Cheung’s research on financial hardship reinforces that point. Cancer-related financial toxicity can affect everything from treatment decisions to mental health and long-term outcomes. Patients may take on extra jobs, delay care, or quietly absorb the impact without ever identifying it as “hardship.”
And even when screening tools exist, they’re not consistently used.
Why timing matters
For young patients, timing is everything.
“They might come in for treatment — and then we never see them again,” Cheung said. “That’s the reality.”
That drop-off is especially common during transitions, such as moving from active treatment to survivorship. It’s also when support needs often spike — financially, emotionally, and socially.
Weidow sees that gap play out in real time.

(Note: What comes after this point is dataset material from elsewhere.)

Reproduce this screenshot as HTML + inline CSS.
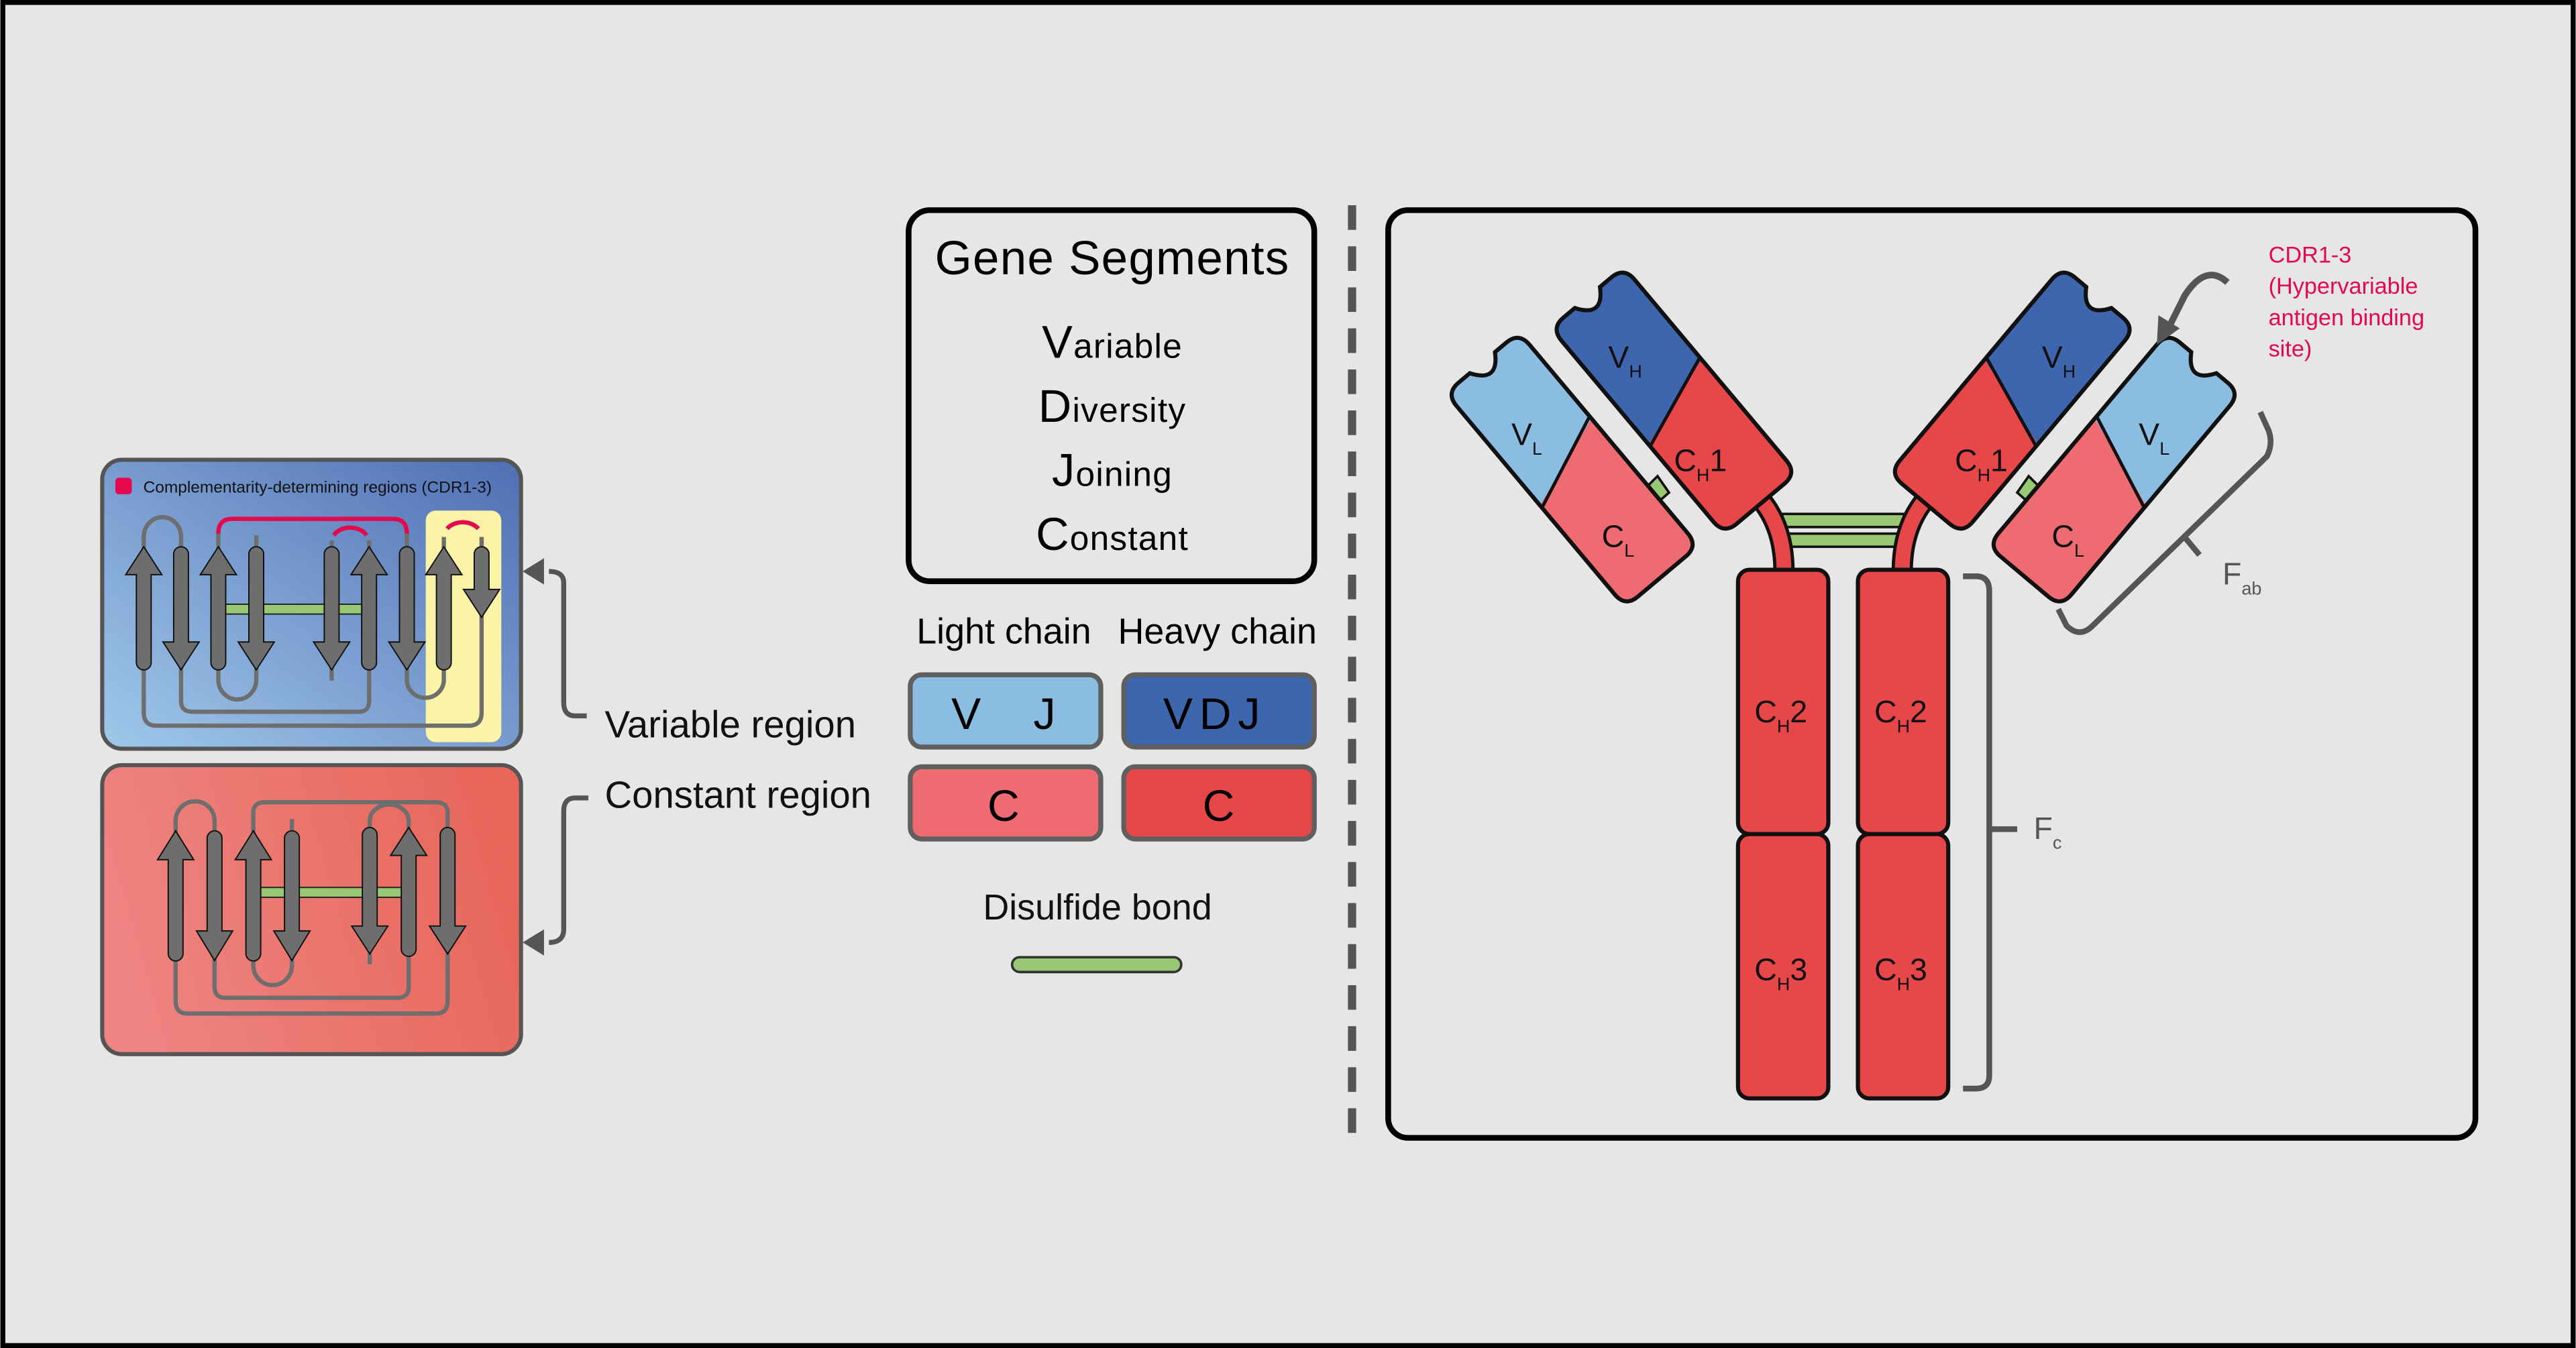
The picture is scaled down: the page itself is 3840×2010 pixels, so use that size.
<!DOCTYPE html>
<html><head><meta charset="utf-8"><style>
html,body{margin:0;padding:0;background:#e6e6e6;}
svg{display:block;}
text{font-family:"Liberation Sans",sans-serif;}
</style></head><body>
<svg width="3840" height="2010" viewBox="0 0 1568 821" xmlns="http://www.w3.org/2000/svg">
<defs>
<linearGradient id="gb" x1="0" y1="1" x2="1" y2="0"><stop offset="0" stop-color="#a0c8ea"/><stop offset="1" stop-color="#4f6fb3"/></linearGradient>
<linearGradient id="gr" x1="0" y1="0.6" x2="1" y2="0.4"><stop offset="0" stop-color="#ee8583"/><stop offset="1" stop-color="#e8665a"/></linearGradient>
<path id="armH" d="M-29,-72 Q-29,-82 -19,-82 L-10,-82 Q-5,-74 0,-74 Q5,-74 10,-82 L19,-82 Q29,-82 29,-72 L29,72 Q29,82 19,82 L-19,82 Q-29,82 -29,72 Z"/>
<path id="armL" d="M-29,-75 Q-29,-85 -19,-85 L-10,-85 Q-5,-77 0,-77 Q5,-77 10,-85 L19,-85 Q29,-85 29,-75 L29,75 Q29,85 19,85 L-19,85 Q-29,85 -29,75 Z"/>
<clipPath id="cH"><use href="#armH"/></clipPath>
<clipPath id="cL"><use href="#armL"/></clipPath>
<g id="fabL">
 <polygon points="1001,298 1009,290 1016,300 1008,307" fill="#98c874" stroke="#111" stroke-width="1.5"/>
 <g transform="translate(957,286) rotate(-40)">
  <use href="#armL" fill="#ee6b72"/>
  <polygon clip-path="url(#cL)" points="-40,-95 40,-95 40,-20 -40,8" fill="#8bbde3"/>
  <line x1="-29" y1="6" x2="29" y2="-18" stroke="#111" stroke-width="2"/>
  <use href="#armL" fill="none" stroke="#111" stroke-width="2.5"/>
 </g>
 <path d="M1068,300 Q1086,318 1086,348" fill="none" stroke="#111" stroke-width="13"/>
 <path d="M1068,300 Q1086,318 1086,348" fill="none" stroke="#e8474a" stroke-width="9"/>
 <g transform="translate(1019,244) rotate(-40)">
  <use href="#armH" fill="#e8474a"/>
  <polygon clip-path="url(#cH)" points="-40,-95 40,-95 40,-12 -40,14" fill="#3d66ae"/>
  <line x1="-29" y1="12" x2="29" y2="-10" stroke="#111" stroke-width="2"/>
  <use href="#armH" fill="none" stroke="#111" stroke-width="2.5"/>
 </g>
</g>
</defs>
<rect x="1.5" y="1.5" width="1565" height="818" fill="#e6e6e6" stroke="#000" stroke-width="3"/>

<!-- Blue panel -->
<rect x="62" y="280" width="255" height="176" rx="12" fill="url(#gb)" stroke="#555" stroke-width="2.5"/>
<rect x="259" y="311" width="46" height="141" rx="6" fill="#fbf3a6"/>
<rect x="70" y="291" width="10" height="10" rx="2" fill="#e5084e"/>
<text x="87" y="300" font-size="10" fill="#111">Complementarity-determining regions (CDR1-3)</text>
<g fill="none" stroke="#6e6e6e" stroke-width="2.6">
<path d="M87.3,335 L87.3,327 A11.35,12 0 0 1 110,327 L110,335"/>
<path d="M132.7,335 L132.7,324 M247.5,335 L247.5,324"/>
<path d="M155.8,326 L155.8,334"/>
<path d="M201.7,334 L201.7,329 M224.5,334 L224.5,329"/>
<path d="M270,334 L270,327 M293,334 L293,327"/>
<path d="M132.7,405 L132.7,414 A11.55,12 0 0 0 155.8,414 L155.8,405"/>
<path d="M247.5,405 L247.5,414 A11.25,11 0 0 0 270,414 L270,405"/>
<path d="M110,405 L110,427 Q110,433.5 117,433.5 L218,433.5 Q224.5,433.5 224.5,427 L224.5,405"/>
<path d="M87.3,405 L87.3,434 Q87.3,442 95,442 L285,442 Q293,442 293,434 L293,375"/>
<path d="M201.7,405 L201.7,414.5"/>
</g>
<g fill="none" stroke="#e5084e" stroke-width="2.6">
<path d="M132.7,325 Q132.7,316 141,316 L239,316 Q247.5,316 247.5,325"/>
<path d="M203,326 A11.4,9 0 0 1 223,326"/>
<path d="M272,322 A11.5,9 0 0 1 291,322"/>
</g>
<rect x="135" y="368" width="88" height="6" fill="#98c874" stroke="#222" stroke-width="0.8"/>
<g fill="#6e6e6e" stroke="#111" stroke-width="0.8">
<path d="M87.3,333 L98.3,350 L91.8,350 L91.8,403.5 A4.5,4.5 0 0 1 82.8,403.5 L82.8,350 L76.3,350Z"/>
<path d="M110,408 L121,391 L114.5,391 L114.5,337.5 A4.5,4.5 0 0 0 105.5,337.5 L105.5,391 L99,391Z"/>
<path d="M132.7,333 L143.7,350 L137.2,350 L137.2,403.5 A4.5,4.5 0 0 1 128.2,403.5 L128.2,350 L121.7,350Z"/>
<path d="M155.8,408 L166.8,391 L160.3,391 L160.3,337.5 A4.5,4.5 0 0 0 151.3,337.5 L151.3,391 L144.8,391Z"/>
<path d="M201.7,408 L212.7,391 L206.2,391 L206.2,337.5 A4.5,4.5 0 0 0 197.2,337.5 L197.2,391 L190.7,391Z"/>
<path d="M224.5,333 L235.5,350 L229,350 L229,403.5 A4.5,4.5 0 0 1 220,403.5 L220,350 L213.5,350Z"/>
<path d="M247.5,408 L258.5,391 L252,391 L252,337.5 A4.5,4.5 0 0 0 243,337.5 L243,391 L236.5,391Z"/>
<path d="M270,333 L281,350 L274.5,350 L274.5,403.5 A4.5,4.5 0 0 1 265.5,403.5 L265.5,350 L259,350Z"/>
<path d="M293,376 L304,359 L297.5,359 L297.5,337.5 A4.5,4.5 0 0 0 288.5,337.5 L288.5,359 L282,359Z"/>
</g>

<!-- Red panel -->
<rect x="62" y="466" width="255" height="176" rx="12" fill="url(#gr)" stroke="#555" stroke-width="2.5"/>
<g fill="none" stroke="#6e6e6e" stroke-width="2.6">
<path d="M106.7,508 L106.7,500 A11.85,12 0 0 1 130.4,500 L130.4,508"/>
<path d="M154,508 L154,495 Q154,488.6 161,488.6 L265,488.6 Q272.3,488.6 272.3,495 L272.3,508"/>
<path d="M177.5,498.8 L177.5,507"/>
<path d="M224.9,507 L224.9,500 A11.85,10 0 0 1 248.6,500 L248.6,507"/>
<path d="M154,583 L154,588 A11.75,12 0 0 0 177.5,588 L177.5,583"/>
<path d="M130.4,583 L130.4,601 Q130.4,607.7 137,607.7 L242,607.7 Q248.6,607.7 248.6,601 L248.6,580"/>
<path d="M106.7,583 L106.7,610 Q106.7,617.3 114,617.3 L265,617.3 Q272.3,617.3 272.3,610 L272.3,580"/>
<path d="M224.9,580 L224.9,587.3"/>
</g>
<rect x="156" y="540.5" width="90" height="6" fill="#98c874" stroke="#222" stroke-width="0.8"/>
<g fill="#6e6e6e" stroke="#111" stroke-width="0.8">
<path d="M106.7,506 L117.7,523.6 L111.2,523.6 L111.2,580.8 A4.5,4.5 0 0 1 102.2,580.8 L102.2,523.6 L95.7,523.6Z"/>
<path d="M130.4,585 L141.4,567 L134.9,567 L134.9,510.5 A4.5,4.5 0 0 0 125.9,510.5 L125.9,567 L119.4,567Z"/>
<path d="M154,506 L165,523.6 L158.5,523.6 L158.5,580.8 A4.5,4.5 0 0 1 149.5,580.8 L149.5,523.6 L143,523.6Z"/>
<path d="M177.5,585 L188.5,567 L182,567 L182,510.5 A4.5,4.5 0 0 0 173,510.5 L173,567 L166.5,567Z"/>
<path d="M224.9,581 L235.9,564 L229.4,564 L229.4,508.5 A4.5,4.5 0 0 0 220.4,508.5 L220.4,564 L213.9,564Z"/>
<path d="M248.6,504 L259.6,521 L253.1,521 L253.1,578 A4.5,4.5 0 0 1 244.1,578 L244.1,521 L237.6,521Z"/>
<path d="M272.3,581 L283.3,564 L276.8,564 L276.8,508.5 A4.5,4.5 0 0 0 267.8,508.5 L267.8,564 L261.3,564Z"/>
</g>

<!-- region arrows -->
<path d="M357,436 L350,436 Q343,436 343,428 L343,355 Q343,348 334,348" fill="none" stroke="#555" stroke-width="3"/>
<polygon points="318,348 331,340 331,356" fill="#555"/>
<path d="M358,486 L350,486 Q343,486 343,494 L343,566 Q343,574 334,574" fill="none" stroke="#555" stroke-width="3"/>
<polygon points="318,574 331,566 331,582" fill="#555"/>
<text x="368" y="449" font-size="23" fill="#111">Variable region</text>
<text x="368" y="492" font-size="23" fill="#111">Constant region</text>

<!-- Gene segments -->
<rect x="553" y="128" width="247" height="226" rx="13" fill="none" stroke="#000" stroke-width="3.5"/>
<text x="677" y="167" font-size="29" text-anchor="middle" fill="#000" letter-spacing="0.5">Gene Segments</text>
<g font-size="21" text-anchor="middle" fill="#000" letter-spacing="0.5">
<text x="677" y="218"><tspan font-size="28">V</tspan>ariable</text>
<text x="677" y="257"><tspan font-size="28">D</tspan>iversity</text>
<text x="677" y="296"><tspan font-size="28">J</tspan>oining</text>
<text x="677" y="335"><tspan font-size="28">C</tspan>onstant</text>
</g>
<text x="611" y="392" font-size="22" text-anchor="middle" fill="#000">Light chain</text>
<text x="741" y="392" font-size="22" text-anchor="middle" fill="#000">Heavy chain</text>
<rect x="554" y="411" width="116" height="44" rx="7" fill="#8bbde3" stroke="#5f5f5f" stroke-width="3"/>
<rect x="684" y="411" width="116" height="44" rx="7" fill="#3d66ae" stroke="#5f5f5f" stroke-width="3"/>
<rect x="554" y="467" width="116" height="44" rx="7" fill="#ee6b72" stroke="#5f5f5f" stroke-width="3"/>
<rect x="684" y="467" width="116" height="44" rx="7" fill="#e8474a" stroke="#5f5f5f" stroke-width="3"/>
<g font-size="27" fill="#000">
<text x="579" y="444">V</text><text x="629" y="444">J</text>
<text x="708" y="444" letter-spacing="4">VDJ</text>
<text x="601" y="500">C</text><text x="732" y="500">C</text>
</g>
<text x="668" y="560" font-size="22" text-anchor="middle" fill="#111">Disulfide bond</text>
<rect x="616" y="583" width="103" height="9" rx="4.5" fill="#98c874" stroke="#333" stroke-width="1.5"/>

<line x1="823" y1="125" x2="823" y2="692" stroke="#555" stroke-width="5" stroke-dasharray="15,10"/>

<!-- Antibody panel -->
<rect x="845" y="128" width="662" height="565" rx="12" fill="none" stroke="#000" stroke-width="3.5"/>
<rect x="1085" y="313" width="74" height="8" fill="#98c874" stroke="#111" stroke-width="1.5"/>
<rect x="1085" y="325" width="74" height="8" fill="#98c874" stroke="#111" stroke-width="1.5"/>
<use href="#fabL"/>
<use href="#fabL" transform="translate(2244,0) scale(-1,1)"/>
<g fill="#e8474a" stroke="#111" stroke-width="2.5">
<rect x="1058" y="347" width="55" height="161" rx="7"/>
<rect x="1058" y="508" width="55" height="161" rx="7"/>
<rect x="1131" y="347" width="55" height="161" rx="7"/>
<rect x="1131" y="508" width="55" height="161" rx="7"/>
</g>
<g fill="#111" font-size="19">
<text x="979" y="224">V<tspan font-size="11" dy="6">H</tspan></text>
<text x="1243" y="224">V<tspan font-size="11" dy="6">H</tspan></text>
<text x="1019" y="287">C<tspan font-size="11" dy="6">H</tspan><tspan dy="-6">1</tspan></text>
<text x="1190" y="287">C<tspan font-size="11" dy="6">H</tspan><tspan dy="-6">1</tspan></text>
<text x="920" y="271">V<tspan font-size="11" dy="6">L</tspan></text>
<text x="1302" y="271">V<tspan font-size="11" dy="6">L</tspan></text>
<text x="975" y="333">C<tspan font-size="11" dy="6">L</tspan></text>
<text x="1249" y="333">C<tspan font-size="11" dy="6">L</tspan></text>
<text x="1068" y="440">C<tspan font-size="11" dy="6">H</tspan><tspan dy="-6">2</tspan></text>
<text x="1141" y="440">C<tspan font-size="11" dy="6">H</tspan><tspan dy="-6">2</tspan></text>
<text x="1068" y="597">C<tspan font-size="11" dy="6">H</tspan><tspan dy="-6">3</tspan></text>
<text x="1141" y="597">C<tspan font-size="11" dy="6">H</tspan><tspan dy="-6">3</tspan></text>
</g>
<!-- brackets -->
<g fill="none" stroke="#555" stroke-width="3.5">
<path d="M1195,351 L1203,351 Q1211,351 1211,360 L1211,655 Q1211,663 1203,663 L1195,663"/>
<path d="M1211,505 L1228,505"/>
<path d="M1376,251 L1381,262 Q1384,270 1380,278 L1274,381 Q1266,389 1258,381 L1253,371"/>
<path d="M1329,326 L1339,338"/>
</g>
<text x="1238" y="511" font-size="19" fill="#555">F<tspan font-size="11" dy="6">c</tspan></text>
<text x="1353" y="356" font-size="19" fill="#555">F<tspan font-size="11" dy="6">ab</tspan></text>
<!-- CDR arrow -->
<path d="M1356,172 Q1343,160 1330,180 L1320,200" fill="none" stroke="#555" stroke-width="4"/>
<polygon points="1313,210 1314,192 1327,200" fill="#555"/>
<g font-size="14" fill="#e5084e">
<text x="1381" y="160">CDR1-3</text>
<text x="1381" y="179">(Hypervariable</text>
<text x="1381" y="198">antigen binding</text>
<text x="1381" y="217">site)</text>
</g>
</svg>
</body></html>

Even if someone has a patient navigator, the information presented to someone diagnosed can be overwhelming. It’s why Weidow thinks these connections need to happen before an official diagnosis.
“It can be a lot to take in in that first meeting, when you're just trying to understand your diagnosis, and someone's also talking about preserving your fertility,” Weidow said.
“Then you maybe have to come back to have that emotional support conversation a second time, just to make sure that it didn't get lost.”
That’s where both Cheung’s research and Weidow’s work converge: support needs to be proactive, not reactive.
“Right care, right time means we’re not reacting to a crisis,” Cheung said. “We’re getting ahead of it.”
Building a system that works
Cheung’s project will attempt to identifying key moments to screen for needs, clarifying provider roles, and creating referral pathways that work across settings.
The end result will be a toolkit designed for real-world use, and not just academic cancer centers, but community practices across the country.
“How do we make this something everyone can do?” Cheung said. “That’s the question.”
For Weidow, that kind of system would make a difference.
“I think every provider wants to make sure that there's a holistic level of care for their patients,” she said.
Through the Ulman Foundation and UMMC, those supports already exist, from navigation services, support groups, and even housing during treatment, to help patients manage the non-medical realities of cancer.
The challenge is making sure every patient gets connected to them.
Changing the experience of cancer care
For Cheung, the work is about more than improving systems. It’s about changing outcomes and expectations.
This generation of young cancer survivors is living longer thanks to advances in treatment. But many are also dealing with long-term consequences, from financial strain to chronic health issues.
“We’ve made incredible progress medically,” she said. “Now we need to catch up on everything else.”